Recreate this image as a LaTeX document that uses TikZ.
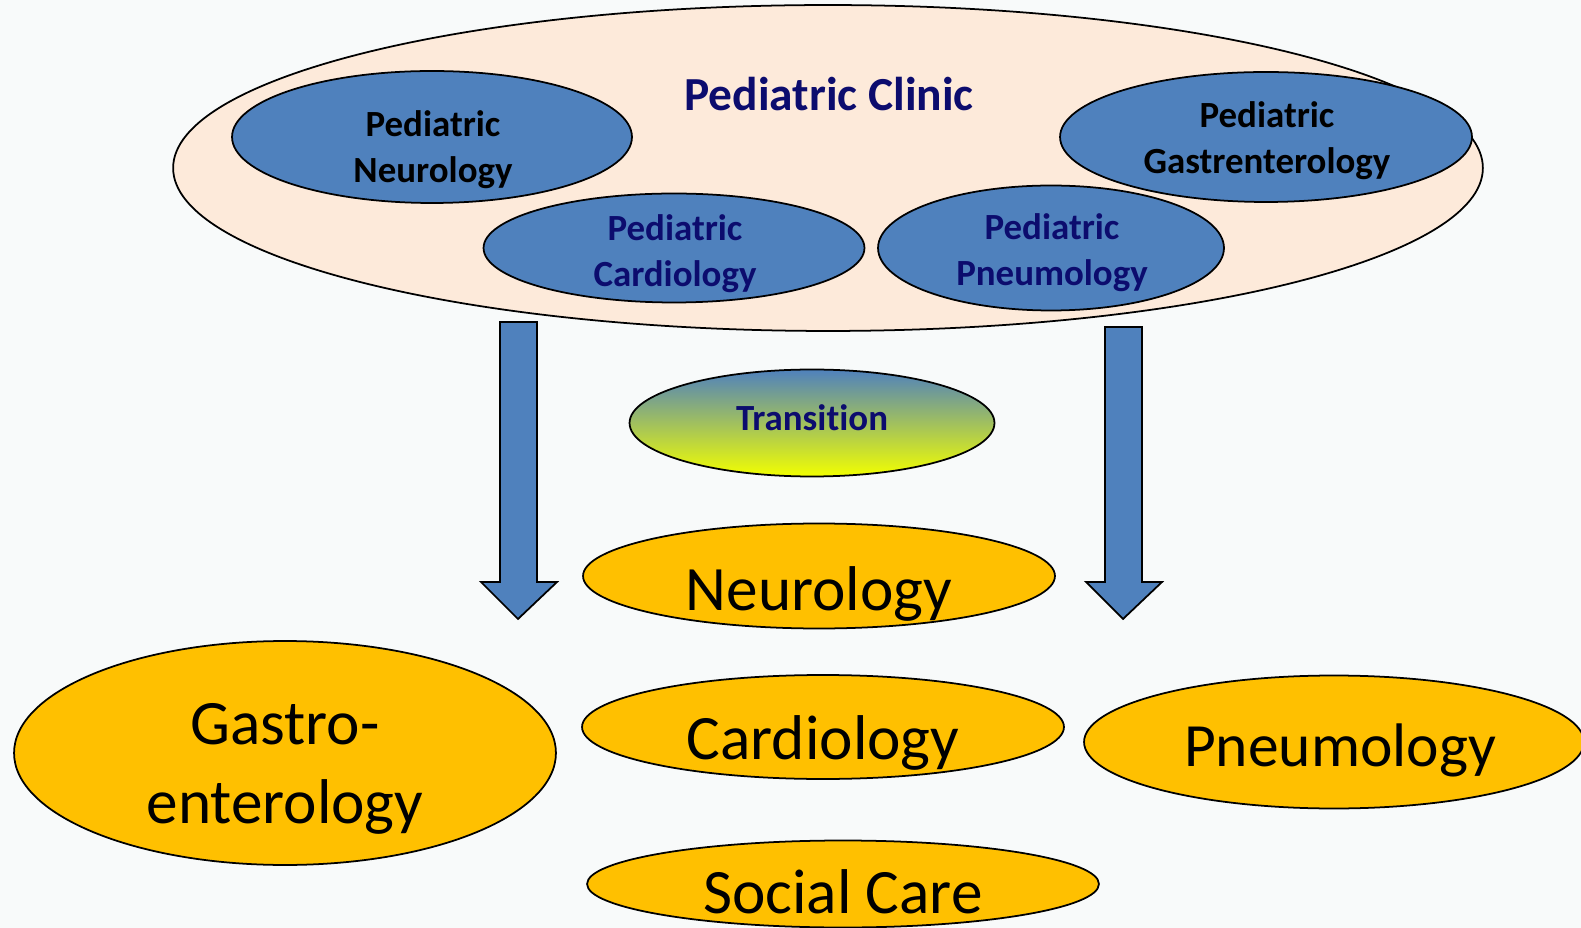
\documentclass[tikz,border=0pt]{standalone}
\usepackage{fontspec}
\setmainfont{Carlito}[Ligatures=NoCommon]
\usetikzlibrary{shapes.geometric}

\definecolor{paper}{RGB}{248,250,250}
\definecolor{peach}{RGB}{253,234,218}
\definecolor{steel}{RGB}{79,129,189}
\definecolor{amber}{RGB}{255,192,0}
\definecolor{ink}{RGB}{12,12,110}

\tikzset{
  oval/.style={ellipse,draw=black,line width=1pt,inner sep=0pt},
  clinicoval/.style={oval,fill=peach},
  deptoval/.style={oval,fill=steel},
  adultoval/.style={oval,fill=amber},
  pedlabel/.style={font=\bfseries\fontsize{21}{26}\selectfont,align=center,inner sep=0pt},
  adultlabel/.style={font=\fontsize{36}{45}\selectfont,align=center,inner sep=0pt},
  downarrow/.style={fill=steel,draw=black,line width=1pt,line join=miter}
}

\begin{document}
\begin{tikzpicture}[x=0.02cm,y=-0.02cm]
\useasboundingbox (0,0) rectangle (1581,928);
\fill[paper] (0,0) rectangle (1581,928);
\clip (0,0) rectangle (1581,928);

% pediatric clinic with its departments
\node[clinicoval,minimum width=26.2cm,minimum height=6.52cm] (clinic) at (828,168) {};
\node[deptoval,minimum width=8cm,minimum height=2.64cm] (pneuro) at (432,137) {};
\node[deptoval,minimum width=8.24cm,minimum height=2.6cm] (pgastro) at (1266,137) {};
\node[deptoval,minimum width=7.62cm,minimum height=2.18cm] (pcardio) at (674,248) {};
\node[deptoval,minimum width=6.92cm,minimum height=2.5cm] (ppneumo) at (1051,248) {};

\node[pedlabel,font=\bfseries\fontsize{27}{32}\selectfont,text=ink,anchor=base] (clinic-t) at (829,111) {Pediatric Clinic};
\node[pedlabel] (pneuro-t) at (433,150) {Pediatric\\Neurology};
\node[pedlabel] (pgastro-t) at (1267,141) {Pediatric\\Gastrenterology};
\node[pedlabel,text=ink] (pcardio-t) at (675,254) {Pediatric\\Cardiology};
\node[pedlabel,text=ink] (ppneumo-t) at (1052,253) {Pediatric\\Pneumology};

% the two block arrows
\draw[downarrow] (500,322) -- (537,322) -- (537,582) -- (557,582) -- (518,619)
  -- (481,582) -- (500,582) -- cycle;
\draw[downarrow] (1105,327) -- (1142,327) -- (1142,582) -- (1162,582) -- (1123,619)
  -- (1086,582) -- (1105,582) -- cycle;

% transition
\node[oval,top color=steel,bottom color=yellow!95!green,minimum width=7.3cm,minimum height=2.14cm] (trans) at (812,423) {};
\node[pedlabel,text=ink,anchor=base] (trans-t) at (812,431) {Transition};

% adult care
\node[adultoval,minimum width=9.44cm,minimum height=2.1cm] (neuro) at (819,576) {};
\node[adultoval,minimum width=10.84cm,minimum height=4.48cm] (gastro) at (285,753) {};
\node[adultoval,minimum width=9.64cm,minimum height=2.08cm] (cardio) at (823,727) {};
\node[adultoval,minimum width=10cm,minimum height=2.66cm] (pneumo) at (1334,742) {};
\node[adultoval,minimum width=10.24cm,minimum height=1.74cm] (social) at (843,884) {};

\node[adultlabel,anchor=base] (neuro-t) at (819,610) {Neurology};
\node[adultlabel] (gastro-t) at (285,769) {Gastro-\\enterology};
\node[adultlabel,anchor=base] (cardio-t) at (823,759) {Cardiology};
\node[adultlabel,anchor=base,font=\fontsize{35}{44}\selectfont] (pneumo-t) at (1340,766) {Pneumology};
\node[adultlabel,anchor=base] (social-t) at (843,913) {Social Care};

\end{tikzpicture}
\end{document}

=== SET EXERCISE ===
Quote everything in the listing above exactly; pictures are the only thing to omit.

=== REPLY ===
Recreate this image as a LaTeX document that uses TikZ.
\documentclass[tikz,border=0pt]{standalone}
\usepackage{fontspec}
\setmainfont{Carlito}[Ligatures=NoCommon]
\usetikzlibrary{shapes.geometric}

\definecolor{paper}{RGB}{248,250,250}
\definecolor{peach}{RGB}{253,234,218}
\definecolor{steel}{RGB}{79,129,189}
\definecolor{amber}{RGB}{255,192,0}
\definecolor{ink}{RGB}{12,12,110}

\tikzset{
  oval/.style={ellipse,draw=black,line width=1pt,inner sep=0pt},
  clinicoval/.style={oval,fill=peach},
  deptoval/.style={oval,fill=steel},
  adultoval/.style={oval,fill=amber},
  pedlabel/.style={font=\bfseries\fontsize{21}{26}\selectfont,align=center,inner sep=0pt},
  adultlabel/.style={font=\fontsize{36}{45}\selectfont,align=center,inner sep=0pt},
  downarrow/.style={fill=steel,draw=black,line width=1pt,line join=miter}
}

\begin{document}
\begin{tikzpicture}[x=0.02cm,y=-0.02cm]
\useasboundingbox (0,0) rectangle (1581,928);
\fill[paper] (0,0) rectangle (1581,928);
\clip (0,0) rectangle (1581,928);

% pediatric clinic with its departments
\node[clinicoval,minimum width=26.2cm,minimum height=6.52cm] (clinic) at (828,168) {};
\node[deptoval,minimum width=8cm,minimum height=2.64cm] (pneuro) at (432,137) {};
\node[deptoval,minimum width=8.24cm,minimum height=2.6cm] (pgastro) at (1266,137) {};
\node[deptoval,minimum width=7.62cm,minimum height=2.18cm] (pcardio) at (674,248) {};
\node[deptoval,minimum width=6.92cm,minimum height=2.5cm] (ppneumo) at (1051,248) {};

\node[pedlabel,font=\bfseries\fontsize{27}{32}\selectfont,text=ink,anchor=base] (clinic-t) at (829,111) {Pediatric Clinic};
\node[pedlabel] (pneuro-t) at (433,150) {Pediatric\\Neurology};
\node[pedlabel] (pgastro-t) at (1267,141) {Pediatric\\Gastrenterology};
\node[pedlabel,text=ink] (pcardio-t) at (675,254) {Pediatric\\Cardiology};
\node[pedlabel,text=ink] (ppneumo-t) at (1052,253) {Pediatric\\Pneumology};

% the two block arrows
\draw[downarrow] (500,322) -- (537,322) -- (537,582) -- (557,582) -- (518,619)
  -- (481,582) -- (500,582) -- cycle;
\draw[downarrow] (1105,327) -- (1142,327) -- (1142,582) -- (1162,582) -- (1123,619)
  -- (1086,582) -- (1105,582) -- cycle;

% transition
\node[oval,top color=steel,bottom color=yellow!95!green,minimum width=7.3cm,minimum height=2.14cm] (trans) at (812,423) {};
\node[pedlabel,text=ink,anchor=base] (trans-t) at (812,431) {Transition};

% adult care
\node[adultoval,minimum width=9.44cm,minimum height=2.1cm] (neuro) at (819,576) {};
\node[adultoval,minimum width=10.84cm,minimum height=4.48cm] (gastro) at (285,753) {};
\node[adultoval,minimum width=9.64cm,minimum height=2.08cm] (cardio) at (823,727) {};
\node[adultoval,minimum width=10cm,minimum height=2.66cm] (pneumo) at (1334,742) {};
\node[adultoval,minimum width=10.24cm,minimum height=1.74cm] (social) at (843,884) {};

\node[adultlabel,anchor=base] (neuro-t) at (819,610) {Neurology};
\node[adultlabel] (gastro-t) at (285,769) {Gastro-\\enterology};
\node[adultlabel,anchor=base] (cardio-t) at (823,759) {Cardiology};
\node[adultlabel,anchor=base,font=\fontsize{35}{44}\selectfont] (pneumo-t) at (1340,766) {Pneumology};
\node[adultlabel,anchor=base] (social-t) at (843,913) {Social Care};

\end{tikzpicture}
\end{document}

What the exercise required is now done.